L'image illustre clairement qu'une prévision directe du modèle pour la haute vallée de la Reuss ou pour l'un des nombreux sommets de la région est vouée à l'échec, pour la simple raison que l'orographie n'est pas représentée avec suffisamment de précision.

Outre l'orographie, il existe de nombreuses autres sources d'erreur dans les modèles de calcul. Des problèmes similaires se posent avec les lacs ou les villes à la structure compliquée. On pourrait imaginer des modèles avec une grille beaucoup plus fine, qui permettrait de représenter ces structures, mais le temps de calcul deviendrait astronomique et les modèles ne seraient pas utilisables.

C'est pourquoi la plupart des services météorologiques utilisent des méthodes statistiques sophistiquées afin d'éliminer au moins les erreurs systématiques les plus grossières et d'optimiser ainsi les prévisions.

Post-traitement - corrections statistiques

Le fonctionnement d'un tel procédé statistique est illustré par l'exemple du jeu de données "MOSMIX" du service météorologique allemand (DWD), qui est également utilisé dans les prévisions de température de MétéoSuisse. L'abréviation anglaise "MOS" signifie Model Output Statistics et indique déjà par son nom que les données du modèle servent de valeurs d'entrée. Dans le cas du MOSMIX du DWD, il s'agit des prévisions modélisées brutes et globales du consortium de modèles ECMWF ainsi que du modèle ICON propre au DWD.

Ces prévisions du modèle ont d'abord été comparées aux valeurs mesurées par les stations météorologiques pendant une "période d'entraînement" suffisamment longue. Nous nous concentrons ici sur la température à 2 mètres d'altitude, mais le même principe peut être appliqué à n'importe quelle autre grandeur mesurable (température à 5 cm, vent, humidité, etc).

Le processus de correction (dans le cas de MOSMIX, il s'agit d'une régression linéaire multiple classique) peut être comparée au processus d'apprentissage d'un archer lorsqu'il tire suffisamment longtemps sur la cible. Sa technique de tir est alors analogue à la prévision de température brute des modèles. L'archer expérimenté ou le bon modèle touche déjà d'assez près de la cible dans des "conditions de laboratoire". Mais le tireur est toujours à la merci de facteurs environnementaux supplémentaires dont il ne peut tenir compte que de manière limitée avant un concours : sa forme du jour ou les influences de la lumière et du vent. Dans le schéma ci-dessus, le tireur touche en moyenne toujours trop loin la partie inférieure droite de la cible. Après quelques tirs d'entraînement supplémentaires dans ces conditions, il peut corriger son tir en conséquence et éliminer ainsi ces écarts systématiques. Avec un peu plus de concentration, il réduira peut-être encore la dispersion des différents tirs.

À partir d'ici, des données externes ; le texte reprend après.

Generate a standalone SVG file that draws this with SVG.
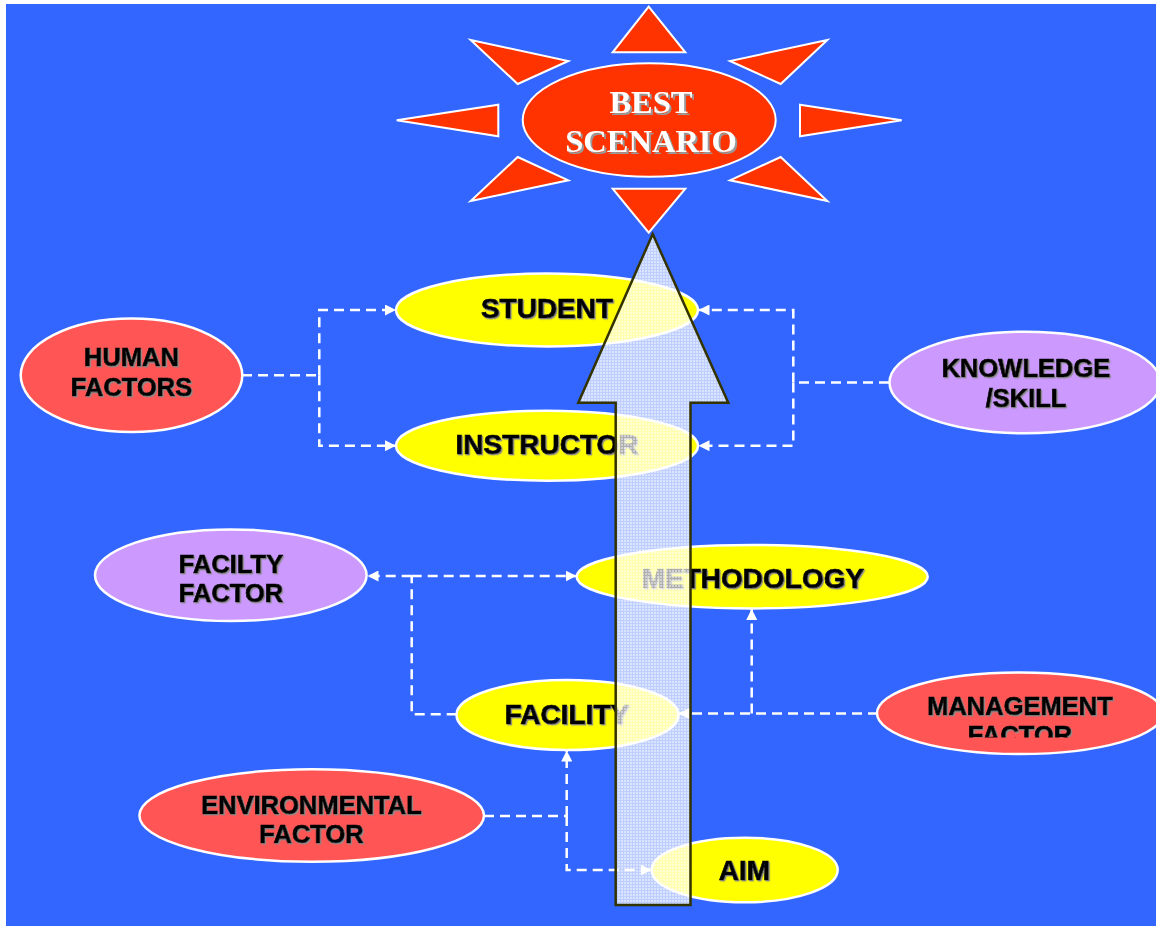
<svg xmlns="http://www.w3.org/2000/svg" width="1156" height="926" viewBox="0 0 1156 926">
  <style>
    .conn { fill: none; stroke: #ffffff; stroke-width: 2.5; stroke-dasharray: 10 6; }
    .node { stroke: #ffffff; stroke-width: 2.5; }
    .yellow { fill: #ffff00; }
    .red { fill: #ff5555; }
    .purple { fill: #cc99ff; }
    .lbl { font-family: "Liberation Sans", Arial, sans-serif; font-weight: bold; fill: #000000; stroke: #000000; stroke-width: 0.7; text-anchor: middle; filter: url(#shadow); }
    .big { font-size: 28px; }
    .small { font-size: 25.5px; }
    .ray { fill: #ff3300; stroke: #ffffff; stroke-width: 2; stroke-linejoin: miter; }
    .sunlbl { font-family: "Liberation Serif", "Times New Roman", serif; font-weight: bold; font-size: 32.5px; fill: #ffffff; text-anchor: middle; filter: url(#shadow2); }
  </style>
  <defs>
    <filter id="shadow" x="-10%" y="-20%" width="130%" height="160%">
      <feDropShadow dx="1.2" dy="1.2" stdDeviation="0" flood-color="#8a8a8a" flood-opacity="1"/>
    </filter>
    <filter id="shadow2" x="-10%" y="-20%" width="130%" height="160%">
      <feDropShadow dx="2" dy="2" stdDeviation="0" flood-color="#999999" flood-opacity="1"/>
    </filter>
    <marker id="ah" viewBox="0 0 10 10" refX="10" refY="5" markerWidth="11" markerHeight="11" markerUnits="userSpaceOnUse" orient="auto">
      <path d="M0,0 L10,5 L0,10 z" fill="#ffffff"/>
    </marker>
    <pattern id="grid" width="3" height="3" patternUnits="userSpaceOnUse">
      <rect width="3" height="3" fill="#ffffff" fill-opacity="0.68"/>
      <rect width="2" height="2" fill="#ffffff" fill-opacity="0.45"/>
    </pattern>
    <clipPath id="mgmtclip">
      <rect x="860" y="680" width="300" height="57.5"/>
    </clipPath>
  </defs>

  <rect x="6" y="4" width="1150" height="922" fill="#3366ff"/>

  <g id="connectors">
    <path class="conn" d="M242,375.3 H319.3"/>
    <path class="conn" d="M319.3,375.3 V310 H396" marker-end="url(#ah)"/>
    <path class="conn" d="M319.3,375.3 V445.7 H396" marker-end="url(#ah)"/>
    <path class="conn" d="M889,382.5 H793.3"/>
    <path class="conn" d="M793.3,382.5 V310 H698.5" marker-end="url(#ah)"/>
    <path class="conn" d="M793.3,382.5 V445.7 H698.5" marker-end="url(#ah)"/>
    <path class="conn" d="M456.7,714.3 H411.7 V576"/>
    <path class="conn" d="M411.7,576 H367.5" marker-end="url(#ah)"/>
    <path class="conn" d="M411.7,576 H576.5" marker-end="url(#ah)"/>
    <path class="conn" d="M878,713.5 H678.5" marker-end="url(#ah)"/>
    <path class="conn" d="M751.7,713.5 V609" marker-end="url(#ah)"/>
    <path class="conn" d="M484,816 H566.7"/>
    <path class="conn" d="M566.7,816 V750.5" marker-end="url(#ah)"/>
    <path class="conn" d="M566.7,816 V870 H651.5" marker-end="url(#ah)"/>
  </g>

  <g id="student">
    <ellipse class="node yellow" cx="547" cy="310" rx="151" ry="36.5"/>
    <text class="lbl big" x="547" y="318">STUDENT</text>
  </g>
  <g id="instructor">
    <ellipse class="node yellow" cx="547" cy="445.7" rx="151" ry="35"/>
    <text class="lbl big" x="547" y="454">INSTRUCTOR</text>
  </g>
  <g id="human-factors">
    <ellipse class="node red" cx="131.5" cy="375.3" rx="110.8" ry="56.7"/>
    <text class="lbl small" x="131.5" y="366"><tspan x="131.5">HUMAN</tspan><tspan x="131.5" dy="30">FACTORS</tspan></text>
  </g>
  <g id="knowledge-skill">
    <ellipse class="node purple" cx="1025" cy="382.5" rx="135.5" ry="50.8"/>
    <text class="lbl small" x="1026" y="377.3"><tspan x="1026">KNOWLEDGE</tspan><tspan x="1026" dy="30">/SKILL</tspan></text>
  </g>
  <g id="facilty-factor">
    <ellipse class="node purple" cx="230.8" cy="575.2" rx="135.8" ry="45.8"/>
    <text class="lbl small" x="231" y="573.3"><tspan x="231">FACILTY</tspan><tspan x="231" dy="29">FACTOR</tspan></text>
  </g>
  <g id="methodology">
    <ellipse class="node yellow" cx="752.2" cy="576.7" rx="175.5" ry="31.7"/>
    <text class="lbl big" x="753" y="588">METHODOLOGY</text>
  </g>
  <g id="facility">
    <ellipse class="node yellow" cx="567.5" cy="715" rx="111" ry="35"/>
    <text class="lbl big" x="567" y="724">FACILITY</text>
  </g>
  <g id="management-factor">
    <ellipse class="node red" cx="1020" cy="713.3" rx="143" ry="40.7"/>
    <text class="lbl small" x="1020" y="715" clip-path="url(#mgmtclip)"><tspan x="1020">MANAGEMENT</tspan><tspan x="1020" dy="29">FACTOR</tspan></text>
  </g>
  <g id="environmental-factor">
    <ellipse class="node red" cx="311.7" cy="815.5" rx="172.3" ry="46.2"/>
    <text class="lbl small" x="311.5" y="814.3"><tspan x="311.5">ENVIRONMENTAL</tspan><tspan x="311.5" dy="29">FACTOR</tspan></text>
  </g>
  <g id="aim">
    <ellipse class="node yellow" cx="744.7" cy="870" rx="93" ry="32.3"/>
    <text class="lbl big" x="744.5" y="880">AIM</text>
  </g>

  <g id="progress-arrow">
    <path d="M652.7,234 L728.3,402.7 L690.5,402.7 L690.5,905 L615.7,905 L615.7,402.7 L578.3,402.7 Z" fill="url(#grid)" stroke="#333300" stroke-width="2.5" stroke-linejoin="miter"/>
  </g>

  <g id="best-scenario">
    <polygon class="ray" points="648.7,6.7 685.3,52.3 612.7,52.3"/>
    <polygon class="ray" points="612.7,188.7 685.3,188.7 648.7,232.7"/>
    <polygon class="ray" points="396.7,120.3 498.3,104.7 498.3,136.3"/>
    <polygon class="ray" points="800,104.7 901.7,120.3 800,136.3"/>
    <polygon class="ray" points="470.7,40 568.3,61 517.7,84"/>
    <polygon class="ray" points="827.3,40 780.7,84 730,61"/>
    <polygon class="ray" points="517.7,157 568.3,180.3 470.7,201"/>
    <polygon class="ray" points="780.7,157 827.3,201 730,180.3"/>
    <ellipse cx="649.2" cy="120" rx="126.5" ry="56.7" fill="#ff3300" stroke="#ffffff" stroke-width="2"/>
    <text class="sunlbl" x="651" y="113"><tspan x="651">BEST</tspan><tspan x="651" dy="39">SCENARIO</tspan></text>
  </g>
</svg>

Lors de l'entraînement d'un MOS, il se passe exactement la même chose : en plus de la prévision de température elle-même (la grandeur cible), des paramètres de prévision supplémentaires comme le vent, la nébulosité ou l'état du sol sont pris en compte dans les équations statistiques. Les erreurs systématiques peuvent ainsi être en grande partie éliminées.

Interpolation et extrapolation dans le temps et l'espace

Les corrections statistiques nécessitent des séries de mesures suffisamment longues et de grande qualité. Pour cette raison, les prévisions ainsi optimisées ne sont donc disponibles que pour un certain nombre de lieux. Afin de mettre à disposition des courbes de température continues dans le temps pour n'importe quelle localité, les valeurs corrigées statistiquement sont interpolées ou extrapolées dans l'espace et le temps. Pour ce faire, les systèmes de modélisation sont à nouveau utilisés pour fournir par exemple l'évolution temporelle des variables de prévision ou la plage d'incertitude de la prévision, même en dehors des sites équipés de stations de mesure. Selon l'échéance de la prévision, le meilleur système de modélisation possible sera utilisé, comme l'illustre le graphique suivant.

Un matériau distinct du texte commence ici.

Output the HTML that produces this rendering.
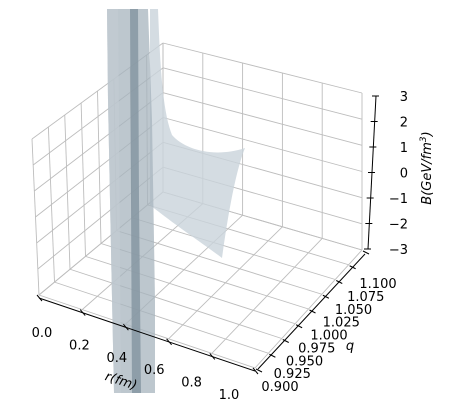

Lors de l'extrapolation des valeurs des stations dans l'espace, on tient compte non seulement des champs de modélisation surfaciques, mais aussi des caractéristiques réelles de l'orographie, comme l'altitude au-dessus du niveau de la mer ou l'inclinaison des pentes. Après ces étapes d'interpolation et d'extrapolation, des valeurs prévisionnelles corrigées statistiquement sont disponibles pour notre météo dans chaque commune suisse.

Le système data4web de MétéoSuisse calcule toutes les heures de nouvelles prévisions, et prend toujours en compte les dernières valeurs de mesure disponibles ainsi que les données de prévision des modèles météorologiques entrants. Le MOSMIX du DWD ainsi que les prévisions du CEPMMT sont recalculés deux fois par jour et intégrés dans data4web. Le modèle COSMO-1 tourne huit fois par jour, et le modèle COSMO-2 quatre fois par jour.

Traitement graphique et diffusion

La dernière étape consiste à mettre à jour et à visualiser le plus rapidement possible ces données sur le site Internet ou sur l'application de MétéoSuisse. Dans le cas de la température, les incertitudes sont notamment discrètement ajoutées aux courbes d'évolution.

En ce qui concerne les pictogrammes, la grande difficulté consiste à produire, à partir de valeurs abstraites quantifiant la durée d'ensoleillement ou les précipitations, un symbole météorologique facile à comprendre et qui se rapproche le plus possible de ce que vous, chers lecteurs, pourrez voir en regardant le ciel. Ce serait là un sujet de blog à part entière.